Julián Marías estuvo siempre a favor de la libertad y en contra de la dictadura de Franco. Discípulo predilecto de Ortega y Gasset, amigo de Xavier Zubiri, admirador de Unamuno y Morente, Julián Marías definió su personalidad robusta en el periódico y en la filosofía y fue un nombre relevante de nuestra República de las Letras. Alcanzó las máximas distinciones de su época: académico de la Real Academia Española, Premio Príncipe de Asturias de Comunicación y Humanidades, Premio Mariano de Cavia…

Durante los quince años que estuve al frente del ABC verdadero no pasó un solo mes sin publicar sus Terceras serias, profundas y en ocasiones deslumbrantes. Era republicano, pero estuvo al lado de Don Juan III de Borbón y creyó en la Monarquía de todos propugnada por el gran exiliado español.

Y de tal palo, tal astilla. Javier Marías se formó rodeado de libros escogidos y también de los hombres más relevantes de la cultura. Pero, salvo algunos ramalazos de Benet, no sucumbió a las influencias filosóficas o literarias. Desde muy joven demostró su independencia, el amor infinito a la palabra, silencio sonoro de la libertad, y construyó una obra ingente por su calidad y por la capacidad profunda que mantuvo siempre al escudriñar la psicología de sus personajes.

Entre el centenar de artículos que he leído tras su muerte, quiero destacar el de Eduardo Mendoza, novelista en la cumbre tras la desaparición de Juan Marsé, el autor de Si te dicen que caí, que escribió el más bello español del último medio siglo.

Destaca Eduardo Mendoza los personajes femeninos, dibujados, radiografiados por Javier Marías que “encontró una voz, una temática y un estilo tan propios que lo convirtieron en un fenómeno excéntrico, dentro de la literatura española… La escritura de Javier Marías no se parece a ninguna otra. Es fácil de parodiar, es imposible de imitar”.

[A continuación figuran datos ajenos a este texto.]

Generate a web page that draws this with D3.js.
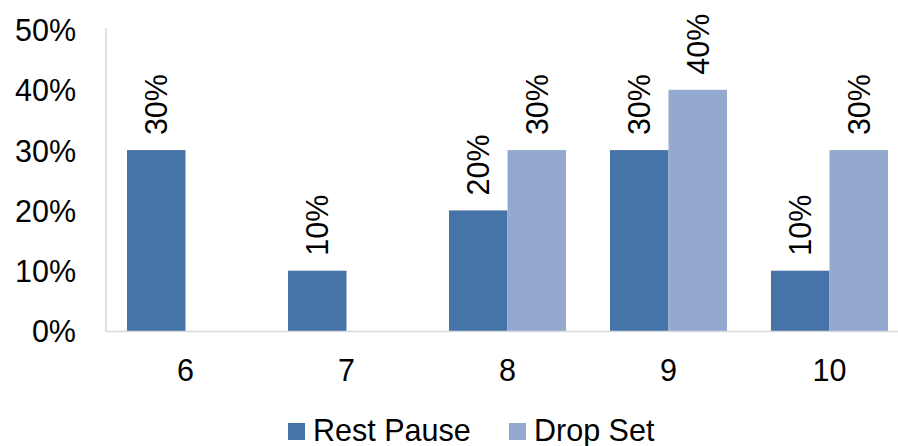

Monarca del Reino editorial de Redonda, fue Javier Marías un excelente académico de la Real Academia Española. Le apoyé con cien gestiones para que fuera elegido académico y a lo largo de los años demostró en los plenos de la Casa, el rigor con el que analizaba las palabras y lo lejano que estaba de los oropeles y los fuegos artificiales. Creía, como Cervantes, que “la pluma es la lengua del alma”, desdeñaba a los presuntuosos y fustigaba a no pocos escritores de inteligencia deformada por la vanidad.

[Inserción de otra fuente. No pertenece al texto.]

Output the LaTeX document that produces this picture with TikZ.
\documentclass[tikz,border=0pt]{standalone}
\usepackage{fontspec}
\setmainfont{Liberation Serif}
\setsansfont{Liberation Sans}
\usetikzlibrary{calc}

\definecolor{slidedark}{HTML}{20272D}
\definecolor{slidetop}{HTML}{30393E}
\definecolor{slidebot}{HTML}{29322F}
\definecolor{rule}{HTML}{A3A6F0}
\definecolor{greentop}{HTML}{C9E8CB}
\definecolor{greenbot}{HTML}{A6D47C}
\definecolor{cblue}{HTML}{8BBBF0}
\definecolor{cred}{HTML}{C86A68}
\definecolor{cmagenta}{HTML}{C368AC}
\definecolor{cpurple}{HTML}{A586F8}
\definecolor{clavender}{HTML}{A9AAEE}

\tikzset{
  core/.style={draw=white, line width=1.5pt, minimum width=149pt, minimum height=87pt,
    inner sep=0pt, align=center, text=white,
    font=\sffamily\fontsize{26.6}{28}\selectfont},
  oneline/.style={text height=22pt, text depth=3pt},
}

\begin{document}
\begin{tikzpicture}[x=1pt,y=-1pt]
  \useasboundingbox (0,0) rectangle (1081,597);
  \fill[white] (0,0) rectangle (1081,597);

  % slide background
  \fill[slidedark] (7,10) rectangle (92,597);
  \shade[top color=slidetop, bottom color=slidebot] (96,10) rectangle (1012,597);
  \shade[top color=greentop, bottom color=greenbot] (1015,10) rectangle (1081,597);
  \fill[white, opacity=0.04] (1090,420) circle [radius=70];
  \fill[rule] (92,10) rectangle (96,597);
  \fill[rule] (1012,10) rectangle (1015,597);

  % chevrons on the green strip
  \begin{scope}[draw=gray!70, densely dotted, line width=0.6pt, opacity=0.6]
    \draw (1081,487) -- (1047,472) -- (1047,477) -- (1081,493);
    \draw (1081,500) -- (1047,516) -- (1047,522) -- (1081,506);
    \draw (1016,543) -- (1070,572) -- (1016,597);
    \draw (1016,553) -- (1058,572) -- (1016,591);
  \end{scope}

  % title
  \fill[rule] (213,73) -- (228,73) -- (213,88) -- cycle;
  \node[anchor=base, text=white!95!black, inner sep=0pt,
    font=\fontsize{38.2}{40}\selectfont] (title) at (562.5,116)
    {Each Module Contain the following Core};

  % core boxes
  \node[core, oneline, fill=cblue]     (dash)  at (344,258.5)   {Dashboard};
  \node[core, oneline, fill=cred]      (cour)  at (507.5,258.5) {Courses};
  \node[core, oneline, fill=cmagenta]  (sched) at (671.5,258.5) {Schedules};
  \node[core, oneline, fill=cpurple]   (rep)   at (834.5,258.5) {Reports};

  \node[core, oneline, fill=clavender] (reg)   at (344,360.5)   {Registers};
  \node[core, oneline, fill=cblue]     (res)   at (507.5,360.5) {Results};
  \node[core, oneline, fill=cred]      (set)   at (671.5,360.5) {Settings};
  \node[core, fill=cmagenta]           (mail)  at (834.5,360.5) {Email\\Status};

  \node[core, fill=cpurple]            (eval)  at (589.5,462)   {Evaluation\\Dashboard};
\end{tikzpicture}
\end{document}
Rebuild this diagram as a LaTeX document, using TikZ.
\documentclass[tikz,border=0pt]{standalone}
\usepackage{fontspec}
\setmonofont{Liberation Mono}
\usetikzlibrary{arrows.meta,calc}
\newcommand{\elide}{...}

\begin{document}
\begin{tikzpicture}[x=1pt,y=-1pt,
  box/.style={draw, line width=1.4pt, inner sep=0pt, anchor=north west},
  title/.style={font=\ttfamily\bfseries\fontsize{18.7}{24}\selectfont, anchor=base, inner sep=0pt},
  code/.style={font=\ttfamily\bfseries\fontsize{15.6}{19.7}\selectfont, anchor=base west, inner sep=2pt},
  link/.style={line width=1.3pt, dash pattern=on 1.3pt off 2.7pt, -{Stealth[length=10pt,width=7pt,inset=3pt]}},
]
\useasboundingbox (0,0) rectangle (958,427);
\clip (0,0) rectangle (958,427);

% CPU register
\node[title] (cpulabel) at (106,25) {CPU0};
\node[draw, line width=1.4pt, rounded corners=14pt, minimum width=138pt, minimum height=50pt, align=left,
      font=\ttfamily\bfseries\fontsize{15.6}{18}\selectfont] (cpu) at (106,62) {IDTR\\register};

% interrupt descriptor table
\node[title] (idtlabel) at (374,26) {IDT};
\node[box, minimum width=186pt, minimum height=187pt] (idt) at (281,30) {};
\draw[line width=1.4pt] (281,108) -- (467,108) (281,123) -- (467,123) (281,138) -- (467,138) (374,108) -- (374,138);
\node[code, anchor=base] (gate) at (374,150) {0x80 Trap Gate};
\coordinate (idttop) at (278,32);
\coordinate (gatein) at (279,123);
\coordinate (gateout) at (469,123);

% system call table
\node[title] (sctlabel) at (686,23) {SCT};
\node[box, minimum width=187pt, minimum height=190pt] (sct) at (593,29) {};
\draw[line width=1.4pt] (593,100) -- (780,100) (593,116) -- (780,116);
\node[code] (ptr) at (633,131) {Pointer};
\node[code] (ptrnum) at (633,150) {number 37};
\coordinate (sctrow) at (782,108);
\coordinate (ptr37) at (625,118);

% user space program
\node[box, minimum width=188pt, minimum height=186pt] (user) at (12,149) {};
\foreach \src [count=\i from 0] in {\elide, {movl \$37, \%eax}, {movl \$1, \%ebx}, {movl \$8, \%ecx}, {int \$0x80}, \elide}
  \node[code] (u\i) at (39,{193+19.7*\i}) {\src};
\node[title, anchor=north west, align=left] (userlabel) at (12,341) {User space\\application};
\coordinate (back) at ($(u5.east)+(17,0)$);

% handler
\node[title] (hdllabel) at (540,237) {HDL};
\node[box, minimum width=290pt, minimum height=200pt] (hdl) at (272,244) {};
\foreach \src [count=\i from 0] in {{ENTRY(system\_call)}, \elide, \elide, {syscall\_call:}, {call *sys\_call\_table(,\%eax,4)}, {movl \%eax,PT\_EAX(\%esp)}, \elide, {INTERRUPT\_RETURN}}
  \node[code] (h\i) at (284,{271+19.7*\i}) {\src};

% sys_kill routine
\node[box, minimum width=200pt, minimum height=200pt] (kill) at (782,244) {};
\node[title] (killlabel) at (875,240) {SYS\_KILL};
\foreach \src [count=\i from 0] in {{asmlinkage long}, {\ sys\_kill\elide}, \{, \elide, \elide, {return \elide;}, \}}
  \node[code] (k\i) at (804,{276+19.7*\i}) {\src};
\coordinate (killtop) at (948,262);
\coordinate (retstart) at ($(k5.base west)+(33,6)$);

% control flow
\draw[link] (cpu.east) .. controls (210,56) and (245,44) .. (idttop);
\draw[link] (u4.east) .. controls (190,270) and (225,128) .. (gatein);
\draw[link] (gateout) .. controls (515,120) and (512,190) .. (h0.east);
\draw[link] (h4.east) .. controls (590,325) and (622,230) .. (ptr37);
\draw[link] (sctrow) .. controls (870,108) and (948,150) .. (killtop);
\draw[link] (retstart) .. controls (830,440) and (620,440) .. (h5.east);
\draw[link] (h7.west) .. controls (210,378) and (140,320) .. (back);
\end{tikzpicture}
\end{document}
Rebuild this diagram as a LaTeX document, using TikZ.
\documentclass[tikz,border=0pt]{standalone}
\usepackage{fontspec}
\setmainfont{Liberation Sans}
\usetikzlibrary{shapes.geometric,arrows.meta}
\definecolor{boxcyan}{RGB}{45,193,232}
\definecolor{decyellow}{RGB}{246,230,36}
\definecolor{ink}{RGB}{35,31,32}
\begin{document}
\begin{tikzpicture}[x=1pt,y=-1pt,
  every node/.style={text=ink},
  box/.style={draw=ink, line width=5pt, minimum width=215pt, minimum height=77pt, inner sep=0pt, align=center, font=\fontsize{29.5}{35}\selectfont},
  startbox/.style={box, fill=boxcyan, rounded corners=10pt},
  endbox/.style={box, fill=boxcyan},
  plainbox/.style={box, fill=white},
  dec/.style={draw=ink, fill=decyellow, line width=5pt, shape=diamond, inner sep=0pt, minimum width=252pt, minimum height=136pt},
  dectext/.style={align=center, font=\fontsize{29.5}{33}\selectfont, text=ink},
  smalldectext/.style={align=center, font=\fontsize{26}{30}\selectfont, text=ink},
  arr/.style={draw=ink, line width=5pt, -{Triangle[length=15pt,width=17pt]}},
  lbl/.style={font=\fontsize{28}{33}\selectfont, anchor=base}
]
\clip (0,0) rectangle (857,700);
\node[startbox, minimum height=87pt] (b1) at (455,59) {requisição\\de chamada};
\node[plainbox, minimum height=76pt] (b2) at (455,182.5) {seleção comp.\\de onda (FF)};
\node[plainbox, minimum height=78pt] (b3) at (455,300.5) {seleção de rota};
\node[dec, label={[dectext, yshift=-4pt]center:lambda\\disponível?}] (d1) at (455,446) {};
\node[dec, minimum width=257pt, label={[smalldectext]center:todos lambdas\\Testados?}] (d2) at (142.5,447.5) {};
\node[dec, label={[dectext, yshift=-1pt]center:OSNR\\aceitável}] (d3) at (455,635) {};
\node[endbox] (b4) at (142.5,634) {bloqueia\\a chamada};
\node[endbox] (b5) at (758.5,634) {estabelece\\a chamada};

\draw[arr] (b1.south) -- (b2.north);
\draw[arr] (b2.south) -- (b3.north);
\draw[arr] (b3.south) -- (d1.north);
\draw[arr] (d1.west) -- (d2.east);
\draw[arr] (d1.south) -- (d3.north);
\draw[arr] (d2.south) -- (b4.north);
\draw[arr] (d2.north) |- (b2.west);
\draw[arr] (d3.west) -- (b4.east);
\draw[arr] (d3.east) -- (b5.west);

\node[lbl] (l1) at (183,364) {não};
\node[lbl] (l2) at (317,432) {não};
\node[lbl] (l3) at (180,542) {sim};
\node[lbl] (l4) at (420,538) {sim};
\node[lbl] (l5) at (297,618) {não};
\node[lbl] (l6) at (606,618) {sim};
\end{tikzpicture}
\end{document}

Despreciaba Javier Marías la literatura como industria de lujo. Era sencillo y amable, pero se esforzaba por parecer antipático. “Para tener éxito me basta con que compren mis libros la mitad de los que me odian”, decía. Y coincidía con Goethe, tal vez sin saberlo, cuando escribió: “Una obra de imaginación debe ser perfecta o no ser”. No resultará fácil encontrar en el último medio siglo un escritor que se haya esforzado tanto por aproximarse a la perfección.

Se dijo que estuvo siempre cerca del Premio Nobel. Pero no era verdad y él lo sabía. Carmen Villar, la corresponsal de ABC en Estocolmo, disponía de una información excelente de la Academia sueca. Y acertó en nueve de los diez pronósticos que me hizo. Le pregunté algunas veces por las posibilidades de Javier Marías. “No tiene ambiente”, me contestaba.

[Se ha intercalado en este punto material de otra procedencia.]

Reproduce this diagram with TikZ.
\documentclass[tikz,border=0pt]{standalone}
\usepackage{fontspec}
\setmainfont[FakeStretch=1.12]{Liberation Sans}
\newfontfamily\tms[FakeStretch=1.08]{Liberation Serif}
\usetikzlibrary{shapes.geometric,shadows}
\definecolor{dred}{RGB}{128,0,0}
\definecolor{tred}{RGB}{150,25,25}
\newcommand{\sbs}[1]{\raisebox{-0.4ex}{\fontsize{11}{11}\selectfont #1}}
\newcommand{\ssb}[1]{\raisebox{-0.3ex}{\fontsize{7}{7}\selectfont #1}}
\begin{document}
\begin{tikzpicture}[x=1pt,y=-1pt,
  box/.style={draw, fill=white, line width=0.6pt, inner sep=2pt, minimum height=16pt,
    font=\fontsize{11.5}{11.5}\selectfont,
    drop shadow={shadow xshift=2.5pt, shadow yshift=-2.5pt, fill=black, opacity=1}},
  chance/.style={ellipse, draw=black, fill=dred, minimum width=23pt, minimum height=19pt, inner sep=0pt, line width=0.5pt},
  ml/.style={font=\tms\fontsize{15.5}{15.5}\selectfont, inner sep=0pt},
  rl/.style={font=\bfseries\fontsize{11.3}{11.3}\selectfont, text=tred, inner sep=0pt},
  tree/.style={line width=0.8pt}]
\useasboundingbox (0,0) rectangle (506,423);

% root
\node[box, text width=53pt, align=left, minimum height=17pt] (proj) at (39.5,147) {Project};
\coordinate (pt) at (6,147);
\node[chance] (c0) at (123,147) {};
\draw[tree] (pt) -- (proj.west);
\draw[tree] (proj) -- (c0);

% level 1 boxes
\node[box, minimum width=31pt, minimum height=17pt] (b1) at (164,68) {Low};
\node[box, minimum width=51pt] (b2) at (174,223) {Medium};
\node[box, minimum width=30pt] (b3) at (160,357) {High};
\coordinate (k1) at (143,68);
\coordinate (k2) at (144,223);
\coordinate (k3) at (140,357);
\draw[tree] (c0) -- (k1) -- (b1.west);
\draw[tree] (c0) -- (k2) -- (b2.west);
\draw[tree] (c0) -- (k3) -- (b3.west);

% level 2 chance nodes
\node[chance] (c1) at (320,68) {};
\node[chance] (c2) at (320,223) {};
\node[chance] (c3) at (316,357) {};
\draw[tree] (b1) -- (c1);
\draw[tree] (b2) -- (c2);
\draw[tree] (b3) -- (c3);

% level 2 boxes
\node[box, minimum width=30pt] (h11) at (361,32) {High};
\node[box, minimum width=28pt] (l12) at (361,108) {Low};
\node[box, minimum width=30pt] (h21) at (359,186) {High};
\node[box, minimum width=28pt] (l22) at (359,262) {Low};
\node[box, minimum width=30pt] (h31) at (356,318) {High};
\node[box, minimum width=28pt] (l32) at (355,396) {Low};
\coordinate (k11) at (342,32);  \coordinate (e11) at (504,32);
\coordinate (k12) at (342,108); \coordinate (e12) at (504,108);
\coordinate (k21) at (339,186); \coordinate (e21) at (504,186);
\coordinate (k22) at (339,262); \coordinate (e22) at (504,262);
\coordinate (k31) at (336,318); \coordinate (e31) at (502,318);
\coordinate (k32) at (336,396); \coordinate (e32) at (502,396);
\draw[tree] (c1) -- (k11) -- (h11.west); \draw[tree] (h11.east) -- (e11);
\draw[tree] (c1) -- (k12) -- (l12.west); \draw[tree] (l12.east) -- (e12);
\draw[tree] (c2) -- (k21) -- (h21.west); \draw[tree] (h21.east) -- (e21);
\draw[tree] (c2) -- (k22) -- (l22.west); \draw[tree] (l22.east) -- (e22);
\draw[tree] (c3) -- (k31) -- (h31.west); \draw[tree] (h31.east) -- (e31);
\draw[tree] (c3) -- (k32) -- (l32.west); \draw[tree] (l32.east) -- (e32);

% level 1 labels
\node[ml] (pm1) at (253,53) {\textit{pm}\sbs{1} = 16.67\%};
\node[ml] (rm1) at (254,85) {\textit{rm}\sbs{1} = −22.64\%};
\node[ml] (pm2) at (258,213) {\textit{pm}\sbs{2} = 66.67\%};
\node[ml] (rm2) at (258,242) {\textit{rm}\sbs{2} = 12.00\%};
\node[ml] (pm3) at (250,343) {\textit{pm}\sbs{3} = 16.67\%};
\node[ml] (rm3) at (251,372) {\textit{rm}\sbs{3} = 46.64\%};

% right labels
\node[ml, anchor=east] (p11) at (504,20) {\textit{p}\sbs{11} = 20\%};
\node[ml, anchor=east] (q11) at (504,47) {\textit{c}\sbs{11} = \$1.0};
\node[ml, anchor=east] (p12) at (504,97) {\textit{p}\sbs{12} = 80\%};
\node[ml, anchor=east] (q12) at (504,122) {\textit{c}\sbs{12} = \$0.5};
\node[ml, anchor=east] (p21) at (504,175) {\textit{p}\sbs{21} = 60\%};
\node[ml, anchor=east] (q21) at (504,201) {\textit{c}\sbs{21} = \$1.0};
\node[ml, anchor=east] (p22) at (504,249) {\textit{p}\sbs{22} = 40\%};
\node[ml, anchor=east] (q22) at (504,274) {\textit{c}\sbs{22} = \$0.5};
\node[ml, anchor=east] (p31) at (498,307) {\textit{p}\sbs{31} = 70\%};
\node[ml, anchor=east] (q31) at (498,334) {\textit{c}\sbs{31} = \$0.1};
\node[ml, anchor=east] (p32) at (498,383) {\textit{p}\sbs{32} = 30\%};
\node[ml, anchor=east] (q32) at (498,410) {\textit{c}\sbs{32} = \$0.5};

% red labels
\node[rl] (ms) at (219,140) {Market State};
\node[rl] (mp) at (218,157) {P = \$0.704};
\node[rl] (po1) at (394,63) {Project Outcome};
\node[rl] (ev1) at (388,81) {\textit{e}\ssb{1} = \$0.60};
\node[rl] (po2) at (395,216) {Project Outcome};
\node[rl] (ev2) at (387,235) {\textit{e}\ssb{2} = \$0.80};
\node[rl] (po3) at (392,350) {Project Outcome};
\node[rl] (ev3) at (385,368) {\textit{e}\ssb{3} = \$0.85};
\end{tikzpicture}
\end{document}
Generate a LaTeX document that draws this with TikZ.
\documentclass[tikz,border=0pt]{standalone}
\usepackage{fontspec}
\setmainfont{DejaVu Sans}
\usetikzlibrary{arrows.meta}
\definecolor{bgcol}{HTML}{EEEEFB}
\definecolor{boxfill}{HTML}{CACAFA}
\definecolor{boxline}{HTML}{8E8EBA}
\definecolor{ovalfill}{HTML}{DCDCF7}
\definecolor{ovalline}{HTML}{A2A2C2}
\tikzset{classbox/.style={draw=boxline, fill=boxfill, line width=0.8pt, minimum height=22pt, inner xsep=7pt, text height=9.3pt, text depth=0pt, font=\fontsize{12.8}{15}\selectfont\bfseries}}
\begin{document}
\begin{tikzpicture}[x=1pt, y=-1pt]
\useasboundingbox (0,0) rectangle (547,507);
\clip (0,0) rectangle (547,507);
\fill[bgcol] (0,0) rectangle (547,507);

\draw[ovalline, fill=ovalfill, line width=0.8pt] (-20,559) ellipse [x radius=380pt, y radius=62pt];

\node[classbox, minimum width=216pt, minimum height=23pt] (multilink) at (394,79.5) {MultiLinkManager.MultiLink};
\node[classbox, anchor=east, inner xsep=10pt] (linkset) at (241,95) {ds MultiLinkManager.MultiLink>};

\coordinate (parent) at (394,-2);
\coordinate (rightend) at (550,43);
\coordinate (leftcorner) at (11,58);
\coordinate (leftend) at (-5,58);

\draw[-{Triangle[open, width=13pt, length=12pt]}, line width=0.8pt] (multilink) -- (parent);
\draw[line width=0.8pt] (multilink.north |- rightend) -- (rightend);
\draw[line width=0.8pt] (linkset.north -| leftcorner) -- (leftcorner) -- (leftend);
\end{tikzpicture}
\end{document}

Pensaba, en fin, el autor de Negra espalda del tiempo que la literatura es la expresión de la belleza por medio de la palabra, y en el salón de plenos de la Real Academia Española, en los oscuros pasillos, en la sala de pastas, su voz se abrazaba siempre al corazón de esa palabra que palpitaba aceleradamente en su Reino de Redonda.